The Poetry by Marjorie Agosin

Many major writers have dealt with social issues – many of them have, ahead of their times, exposed injustice and unveiled patterns of exploitation and discrimination which we would now call human rights abuses. Yet, “human rights” may appear to many especially in the US and in some EU countries like a rather cold and legalistic term, related to a distant past and to far away countries in the South of the world and to endless fights in Court.

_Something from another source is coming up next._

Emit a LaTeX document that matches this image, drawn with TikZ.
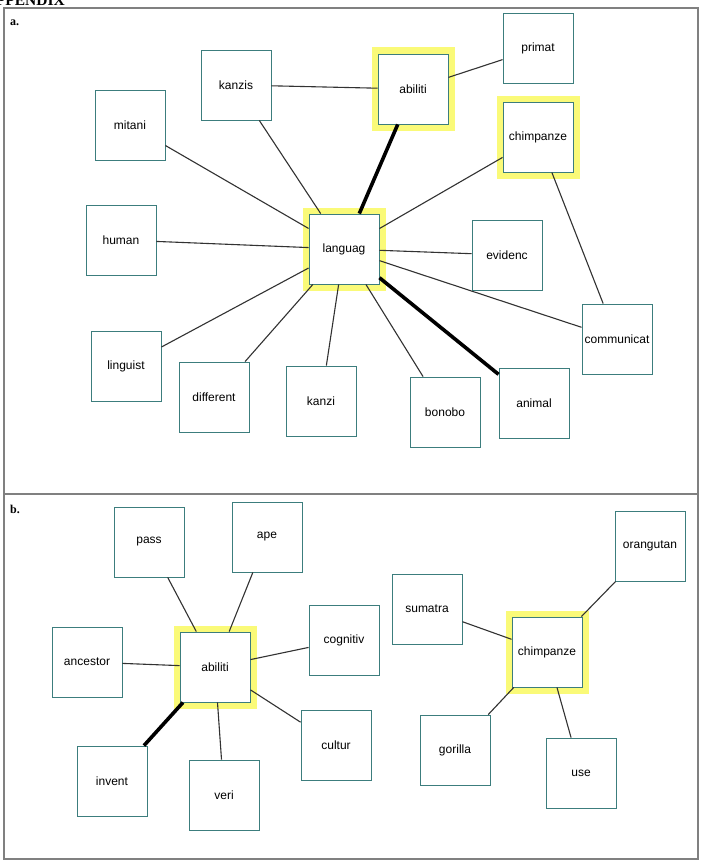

Marjorie Agosin’s poetry (An absence of Shadows is a collection of Agosin’s poetry in which her best known collections, Circles of Madness and Zones of Pain) enhances the very meaning of human rights by unveiling the emotive tracks left on the victims of human rights abuses and on the victims’ relatives. “Disappearance” is one of the most cruel forms of murder, in which the victim has not even a tomb, and which was widely practiced by police and the military in several Latin American countries (including Agosin’s native Chile during the Pinochet’s dictatorship). Too often relatives and friends of “desaparecidos” are left yearning for an impossible return. The tragedy of this “hopeless hope” outlines the enormity and absurdity of every disappearance. 

An heartbreaking depiction is given in a poem in memory of Reneé Eppelbaum, one of the founding members of the mothers of Plaza de Mayo, the mothers of Argentine’s desaparecidos: 

“She just approaches
this photograph
and says that
she will take her for a walk.

They will gather chestnuts,
dead and living leaves,
and suddenly she will show her to others,
not to ask about her
but to say
that she was her daughter … 

The feeling of loss, of loneliness, and the inability to cope with them, to look forward in an undaunted gaze is the sorrowful condition of survivors and relatives alike. It is impossible to engulf and to pass over the abyss left by the loss – the shadow of the infinite value of each human life. As for the victims of the Holocaust, there will never be justice for the “desaparecidos.” There will never be justice for any victim of torture and state murder. The only possible relief is to make any human right violation impossible. This cannot be achieved without a strong, inner feeling, – developed and nurtured through education since early childhood – that must let any potential perpetrator (i. e., almost everyone) feel the sorrow he  is going to cause. Poetry and works of art in general are, in this respect, a fundamental part of any educational curriculum privileging human rights. Marjorie Agosin has provided us with an important step toward this goal.